Although the Bank of Botswana says it does not get involved in banks’ lending decisions, banks are apparently required to leave at least 40 percent net pat as take home. In South Africa, the National Credit Regulator was setup to protect the consumer from unscrupulous tactics from some micro lenders. In Botswana, the consumer is protected by NBFIRA. There is a general view that the lack of a national credit law in Botswana allows micro-lenders to be predatory on consumers.
But NBFIRA spokesperson Boa Chombah argues that most of what would ordinarily be in the National Credit Act already exists in various pieces of legislation.

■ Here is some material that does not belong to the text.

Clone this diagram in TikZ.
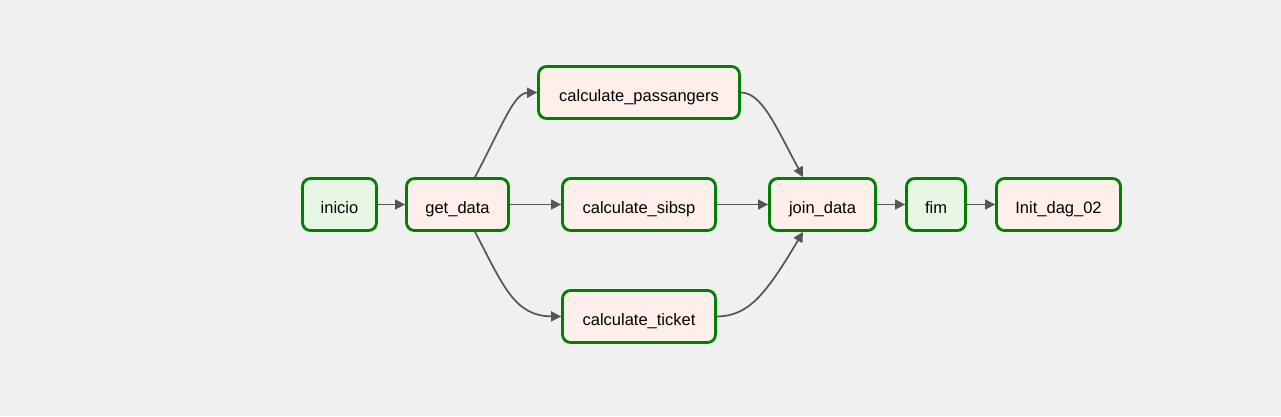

She says the government has begun a process of consolidating various pieces of legislation and to legislate some specific areas to address the gaps, such as an Information Sharing Act and an Immovable Collateral Register Act. “Further details on these could be sought from the Ministry of Finance as the custodian of these initiatives,” she wrote, adding that regulation addresses aggressive or coercive sales practices, as well as predatory lending designed to take advantage of borrower’s lack of education or experience.
For her part, Mosanako noted: “It is expected that the promulgation of the Credit Information Bill would add to the existing infrastructure for improving information on prospective borrowers, thus better credit granting decisions.” Furthermore, she said, the proposed credit bureaux under the proposed law would complement efforts towards improving financial literacy and awareness, contributing to enhanced productivity and benefit of household credit to the welfare of individuals and the economy broadly. The finger pointing continues, the family slowly sinks into further debts, and financial companies continue to aggressively pursues profit targets.